New biological “’omics” measurements, particularly sequencing-based methods, can produce 103 to 109 values from biological systems and are transforming biosciences and biotechnology. However, large investments into such sequencing technologies by bioindustry require also advancing measurement confidence in standard reference materials (SRMs), such as genome in a bottle (GIAB) and mass spectrometry data catalogs. These SRMs provide reference values but are not certified values due to insufficient understanding of biases. There is a need to design a metrological framework to accelerate the determination of ~109 certified values and probabilistic uncertainties from integrating measurement methods, specifically cutting-edge artificial intelligence (AI) based modeling methods.
The goal of the project is to produce billions of certified values from multiple measurement methods with well-characterized uncertainty in the “’omics” field (genomics, proteomics, transcriptomics). These values are prepared by a joint effort between human experts and trained AI based models for matching gene sequences to a reference. For example, the genomics convolutional neural network (CNN) called DeepVariant (based on the Inception AI model architecture) has been applied to the problem of sequence classification and matching without quantifying model prediction uncertainty.

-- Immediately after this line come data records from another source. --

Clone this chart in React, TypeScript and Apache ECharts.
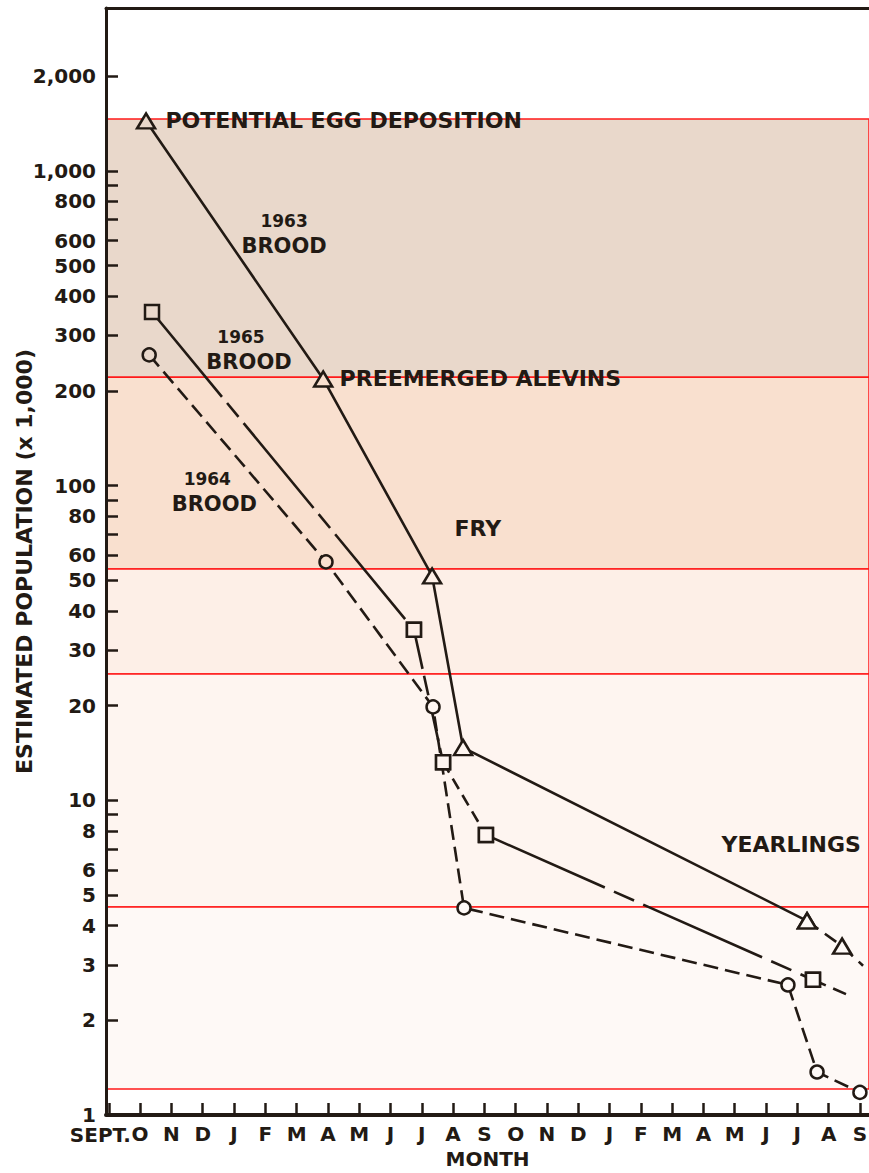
import React, { useEffect, useRef } from 'react';
import * as echarts from 'echarts';

// ---------- data ----------
const monthLabels = ['SEPT.', 'O', 'N', 'D', 'J', 'F', 'M', 'A', 'M', 'J', 'J', 'A', 'S', 'O', 'N', 'D', 'J', 'F', 'M', 'A', 'M', 'J', 'J', 'A', 'S'];
const monthTicks = monthLabels.map((_, i) => i);

const yTickValues = [1, 2, 3, 4, 5, 6, 7, 8, 9, 10, 20, 30, 40, 50, 60, 70, 80, 90, 100, 200, 300, 400, 500, 600, 700, 800, 900, 1000, 2000];
const yLabelValues = [1, 2, 3, 4, 5, 6, 8, 10, 20, 30, 40, 50, 60, 80, 100, 200, 300, 400, 500, 600, 800, 1000, 2000];

const brood1963Month = [1.19, 6.85, 10.33, 11.32, 22.31, 23.43, 24.1];
const brood1963Value = [1440, 218, 51.6, 14.7, 4.14, 3.44, 2.98];

const brood1965Month = [1.38, 9.75, 10.68, 12.05, 22.5, 23.56];
const brood1965Value = [356, 34.8, 13.2, 7.76, 2.69, 2.42];

const brood1964Month = [1.29, 6.94, 10.36, 11.35, 21.7, 22.63, 24.0];
const brood1964Value = [260, 57.2, 19.8, 4.55, 2.59, 1.37, 1.18];

const stageBounds = [1460, 221, 54.3, 25.2, 4.58, 1.21];
const stageColors = ['#E9D8CB', '#F9E0CF', '#FDEFE7', '#FEF5F0', '#FEF9F6'];

const pointLabels1963 = ['POTENTIAL EGG DEPOSITION', 'PREEMERGED ALEVINS'];

const freeLabelText = ['FRY', 'YEARLINGS'];
const freeLabelMonth = [11.03, 19.56];
const freeLabelValue = [72.8, 7.26];

const broodYears = ['1963', '1965', '1964'];
const broodLabelMonth = [5.6, 4.48, 3.37];
const broodLabelValue = [630, 271, 96];

// ---------- styles ----------
const INK = '#221a14';
const FONT = 'DejaVu Sans';
const X_MIN = -0.09;
const X_MAX = 24.29;
const pointLabelDistance = [9, 6];
const broodYearShift = [0, 8, 7];

function bandFill(v: number): string {
  for (let i = 0; i < stageColors.length; i++) {
    if (v <= stageBounds[i] && v > stageBounds[i + 1]) return stageColors[i];
  }
  return '#ffffff';
}

function segment(
  months: number[],
  values: number[],
  from: number,
  to: number,
  dash: any,
  symbol: string,
  size: any,
  noSymbolIdx: number[] = [],
  labels: Record<number, any> = {}
) {
  const data: any[] = [];
  for (let i = from; i <= to; i++) {
    const item: any = {
      value: [months[i], values[i]],
      itemStyle: { color: bandFill(values[i]), borderColor: INK, borderWidth: 2.5 },
    };
    if (noSymbolIdx.indexOf(i) >= 0) item.symbol = 'none';
    if (labels[i]) item.label = labels[i];
    data.push(item);
  }
  return {
    type: 'line',
    data,
    symbol,
    symbolSize: size,
    showSymbol: true,
    z: 3,
    clip: false,
    silent: true,
    lineStyle: { color: INK, width: 2.6, type: dash, cap: 'butt' },
    itemStyle: { borderColor: INK, borderWidth: 2.5 },
  };
}

const tri: any = [18, 15];

const labels1963: Record<number, any> = {};
pointLabels1963.forEach((t, i) => {
  labels1963[i] = {
    show: true,
    position: 'right',
    distance: pointLabelDistance[i],
    formatter: t,
    color: INK,
    fontFamily: FONT,
    fontSize: 22,
    fontWeight: 'bold',
  };
});

const series: any[] = [
  {
    type: 'line',
    data: [],
    z: 1,
    silent: true,
    markArea: {
      silent: true,
      z: 1,
      data: stageColors.map((c, i) => [
        { yAxis: stageBounds[i], itemStyle: { color: c, borderColor: '#ff1a1a', borderWidth: 1.5 } },
        { yAxis: stageBounds[i + 1] },
      ]),
    },
  },
  // 1964 brood (circles, dashed)
  segment(brood1964Month, brood1964Value, 0, brood1964Month.length - 1, [15, 7], 'circle', 13),
  // 1965 brood (squares, mixed dashes)
  segment(brood1965Month, brood1965Value, 0, 1, [110, 8, 18, 8], 'rect', 14),
  segment(brood1965Month, brood1965Value, 1, 2, [40, 7, 20, 7], 'rect', 14),
  segment(brood1965Month, brood1965Value, 2, 3, [12, 7], 'rect', 14),
  segment(brood1965Month, brood1965Value, 3, 4, [130, 10, 22, 10], 'rect', 14),
  segment(brood1965Month, brood1965Value, 4, 5, [14, 8], 'rect', 14, [5]),
  // 1963 brood (triangles)
  segment(brood1963Month, brood1963Value, 0, 4, 'solid', 'triangle', tri, [], labels1963),
  segment(brood1963Month, brood1963Value, 4, 6, [14, 8], 'triangle', tri, [6]),
  // brood labels
  {
    type: 'scatter',
    symbol: 'circle',
    symbolSize: 1,
    z: 4,
    silent: true,
    itemStyle: { color: 'rgba(0,0,0,0)', opacity: 1 },
    data: broodYears.map((y, i) => ({
      value: [broodLabelMonth[i], broodLabelValue[i]],
      label: {
        show: true,
        position: 'inside',
        opacity: 1,
        formatter: `{y|${y}}\n{b|BROOD}`,
        rich: {
          y: { fontFamily: FONT, fontSize: 17, fontWeight: 'bold', color: INK, lineHeight: 25, padding: [0, broodYearShift[i] * 2, 0, 0] },
          b: { fontFamily: FONT, fontSize: 21, fontWeight: 'bold', color: INK, lineHeight: 25 },
        },
      },
    })),
  },
  // stage labels
  {
    type: 'scatter',
    symbol: 'circle',
    symbolSize: 1,
    z: 4,
    silent: true,
    itemStyle: { color: 'rgba(0,0,0,0)', opacity: 1 },
    label: {
      show: true,
      position: 'right',
      distance: 0,
      opacity: 1,
      color: INK,
      fontFamily: FONT,
      fontSize: 22,
      fontWeight: 'bold',
      formatter: (p: any) => freeLabelText[p.dataIndex],
    },
    data: freeLabelText.map((_, i) => [freeLabelMonth[i], freeLabelValue[i]]),
  },
];

function fmtY(v: number): string {
  const n = Math.round(v);
  if (n >= 1000) return `${Math.floor(n / 1000)},${String(n % 1000).padStart(3, '0')}`;
  return String(n);
}

const labelFont = { color: INK, fontSize: 20, fontWeight: 'bold', fontFamily: FONT };

const option: any = {
  animation: false,
  textStyle: { fontFamily: FONT },
  grid: { left: 106, right: 0, top: 8, bottom: 58, containLabel: false, outerBoundsMode: 'none' },
  xAxis: [
    {
      type: 'value',
      min: X_MIN,
      max: X_MAX,
      position: 'bottom',
      z: 5,
      name: 'MONTH',
      nameLocation: 'middle',
      nameGap: 34,
      nameTextStyle: { ...labelFont },
      axisLine: { show: true, onZero: false, lineStyle: { color: INK, width: 4 } },
      axisTick: { show: true, inside: true, length: 12, lineStyle: { color: INK, width: 2.5 }, customValues: monthTicks },
      axisLabel: {
        show: true,
        customValues: monthTicks.slice(1),
        showMinLabel: true,
        showMaxLabel: true,
        hideOverlap: false,
        margin: 9,
        lineHeight: 20,
        ...labelFont,
        formatter: (v: number) => monthLabels[Math.round(v)] ?? '',
      },
      splitLine: { show: false },
    },
    {
      type: 'value',
      min: X_MIN,
      max: X_MAX,
      position: 'top',
      z: 5,
      axisLine: { show: true, onZero: false, lineStyle: { color: INK, width: 3 } },
      axisTick: { show: false },
      axisLabel: { show: false },
      splitLine: { show: false },
    },
    {
      // first month label ("SEPT.") on its own axis so it never collides with "O"
      type: 'value',
      min: X_MIN,
      max: X_MAX,
      position: 'bottom',
      z: 5,
      axisLine: { show: false, onZero: false },
      axisTick: { show: false },
      axisLabel: {
        show: true,
        customValues: monthTicks.slice(0, 1),
        showMinLabel: true,
        margin: 10,
        ...labelFont,
        formatter: (v: number) => `{s|${monthLabels[Math.round(v)]}}{p|}`,
        rich: {
          s: { ...labelFont, lineHeight: 20 },
          p: { width: 17, height: 10 },
        },
      },
      splitLine: { show: false },
    },
  ],
  yAxis: {
    type: 'log',
    logBase: 10,
    min: 1,
    max: 3290,
    z: 5,
    name: 'ESTIMATED POPULATION (x 1,000)',
    nameLocation: 'middle',
    nameRotate: 90,
    nameGap: 71,
    nameMoveOverlap: false,
    nameTextStyle: { color: INK, fontSize: 22, fontWeight: 'bold', fontFamily: FONT },
    axisLine: { show: true, onZero: false, lineStyle: { color: INK, width: 3 } },
    axisTick: { show: true, inside: true, length: 12, lineStyle: { color: INK, width: 2.5 }, customValues: yTickValues },
    axisLabel: {
      show: true,
      customValues: yLabelValues,
      showMinLabel: true,
      showMaxLabel: true,
      margin: 10,
      lineHeight: 18,
      padding: [0, 0, 6, 0],
      ...labelFont,
      formatter: (v: number) => fmtY(v),
    },
    splitLine: { show: false },
    minorTick: { show: false },
  },
  series,
};

export default function App() {
  const ref = useRef<HTMLDivElement>(null);
  useEffect(() => {
    if (!ref.current) return;
    const chart = echarts.init(ref.current, null, { renderer: 'svg' });
    chart.setOption(option);
    return () => chart.dispose();
  }, []);
  return <div ref={ref} style={{ position: 'absolute', left: 0, top: 0, width: 869, height: 1173 }} />;
}
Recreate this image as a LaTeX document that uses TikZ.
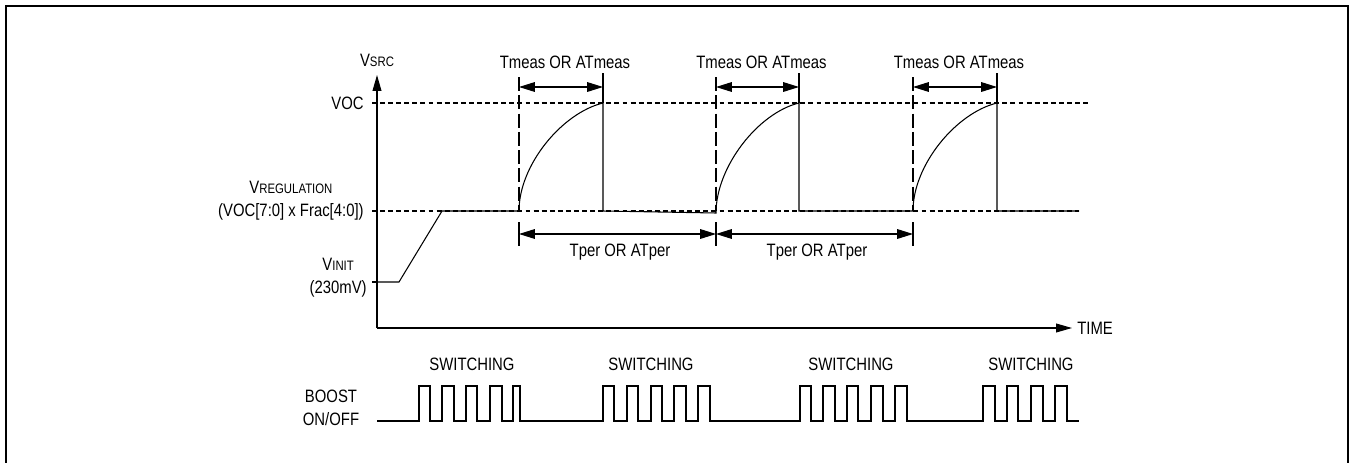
\documentclass[tikz,border=0pt]{standalone}
\usepackage{fontspec}
\setmainfont{Liberation Sans}[FakeStretch=0.83]
\usetikzlibrary{arrows.meta}
\begin{document}
\begin{tikzpicture}[x=0.02cm,y=-0.02cm,
  wave/.style={line width=0.6pt},
  frame/.style={line width=1.2pt},
  guide/.style={line width=0.6pt, dash pattern=on 2.8pt off 1.8pt},
  longdash/.style={line width=0.6pt, dash pattern=on 8pt off 2.4pt},
  dimarrow/.style={line width=0.6pt, {Triangle[length=9pt,width=5.5pt]}-{Triangle[length=9pt,width=5.5pt]}},
  axisarrow/.style={line width=0.6pt, -{Triangle[length=9pt,width=5pt]}},
  lbl/.style={font=\fontsize{10.2}{13}\selectfont, inner sep=0pt}
]
\newcommand{\subsc}[1]{{\fontsize{7.8}{9}\selectfont #1}}
\useasboundingbox (0,0) rectangle (1350,463);
% frame
\draw[frame] (6,465) -- (6,6) -- (1348,6) -- (1348,465);

% axes
\coordinate (origin) at (377,328);
\coordinate (ytop) at (377,75);
\coordinate (xend) at (1072,328);
\draw[axisarrow] (origin) -- (ytop);
\draw[axisarrow] (origin) -- (xend);
\node[lbl, anchor=west] (time) at (1077,328) {TIME};
\node[lbl] (vsrc) at (377,60) {V\subsc{SRC}};

% level guides
\draw[guide] (372,103) -- (1088,103);
\draw[guide] (372,211) -- (1079,211);
\draw[wave] (372,282) -- (377,282);

\node[lbl, anchor=east] (voc) at (364,103) {VOC};
\node[lbl, anchor=east, align=center] (vreg) at (364,201) {V\subsc{REGULATION}\\(VOC[7:0] x Frac[4:0])};
\node[lbl, anchor=east, align=center] (vinit) at (367,278) {V\subsc{INIT}\\(230mV)};

% VSRC waveform
\draw[wave] (377,282) -- (399,282) -- (442,211) -- (519,211)
  .. controls (519,165) and (562,113) .. (603,103) -- (603,211)
  -- (716,213)
  .. controls (716,167) and (758,113) .. (799,103) -- (799,211)
  -- (913,211)
  .. controls (913,165) and (956,113) .. (997,103) -- (997,211)
  -- (1079,211);

% measurement markers
\foreach \xa/\xb/\n in {519/603/a, 716/799/b, 913/997/c}{
  \coordinate (ms\n) at (\xa,87);
  \coordinate (me\n) at (\xb,87);
  \draw[longdash] (\xa,77) -- (\xa,211);
  \draw[wave] (\xb,73) -- (\xb,103);
  \draw[dimarrow] (ms\n) -- (me\n);
  \node[lbl] (tm\n) at ({(\xa+\xb)/2+4},62) {Tmeas OR ATmeas};
}

% period markers
\foreach \x in {519,716,913}{ \draw[wave] (\x,222) -- (\x,246); }
\coordinate (pa) at (519,234);
\coordinate (pb) at (716,234);
\coordinate (pc) at (913,234);
\draw[dimarrow] (pa) -- (pb);
\draw[dimarrow] (pb) -- (pc);
\node[lbl] (tp1) at (620,252) {Tper OR ATper};
\node[lbl] (tp2) at (817,252) {Tper OR ATper};

% BOOST waveform
\node[lbl, align=center] (boost) at (331,408) {BOOST\\ON/OFF};
\def\lo{421}\def\hi{386}
\draw[wave] (377,\lo)
  -- (419,\lo) -- (419,\hi) -- (430,\hi) -- (430,\lo)
  -- (442,\lo) -- (442,\hi) -- (454,\hi) -- (454,\lo)
  -- (466,\lo) -- (466,\hi) -- (477,\hi) -- (477,\lo)
  -- (490,\lo) -- (490,\hi) -- (502,\hi) -- (502,\lo)
  -- (513,\lo) -- (513,\hi) -- (520,\hi) -- (520,\lo)
  -- (603,\lo) -- (603,\hi) -- (614,\hi) -- (614,\lo)
  -- (627,\lo) -- (627,\hi) -- (638,\hi) -- (638,\lo)
  -- (651,\lo) -- (651,\hi) -- (662,\hi) -- (662,\lo)
  -- (674,\lo) -- (674,\hi) -- (686,\hi) -- (686,\lo)
  -- (698,\lo) -- (698,\hi) -- (710,\hi) -- (710,\lo)
  -- (800,\lo) -- (800,\hi) -- (811,\hi) -- (811,\lo)
  -- (823,\lo) -- (823,\hi) -- (835,\hi) -- (835,\lo)
  -- (847,\lo) -- (847,\hi) -- (858,\hi) -- (858,\lo)
  -- (871,\lo) -- (871,\hi) -- (883,\hi) -- (883,\lo)
  -- (895,\lo) -- (895,\hi) -- (907,\hi) -- (907,\lo)
  -- (983,\lo) -- (983,\hi) -- (995,\hi) -- (995,\lo)
  -- (1007,\lo) -- (1007,\hi) -- (1018,\hi) -- (1018,\lo)
  -- (1031,\lo) -- (1031,\hi) -- (1043,\hi) -- (1043,\lo)
  -- (1055,\lo) -- (1055,\hi) -- (1067,\hi) -- (1067,\lo)
  -- (1079,\lo);
\node[lbl] (sw1) at (472,364) {SWITCHING};
\node[lbl] (sw2) at (651,364) {SWITCHING};
\node[lbl] (sw3) at (851,364) {SWITCHING};
\node[lbl] (sw4) at (1031,364) {SWITCHING};
\end{tikzpicture}
\end{document}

Our goal in this project is to develop approaches that make the results of the deep-learning based variant interpretable and enable the tandem of AI model plus human expert to produce trusted reference values. Our approach to explainable AI is based on simulations at small scales (see the Related Publications), interactive visualization to interpret sequencing data and genomic variation visualizations, and designs of multiple AI model metrics using perturbations.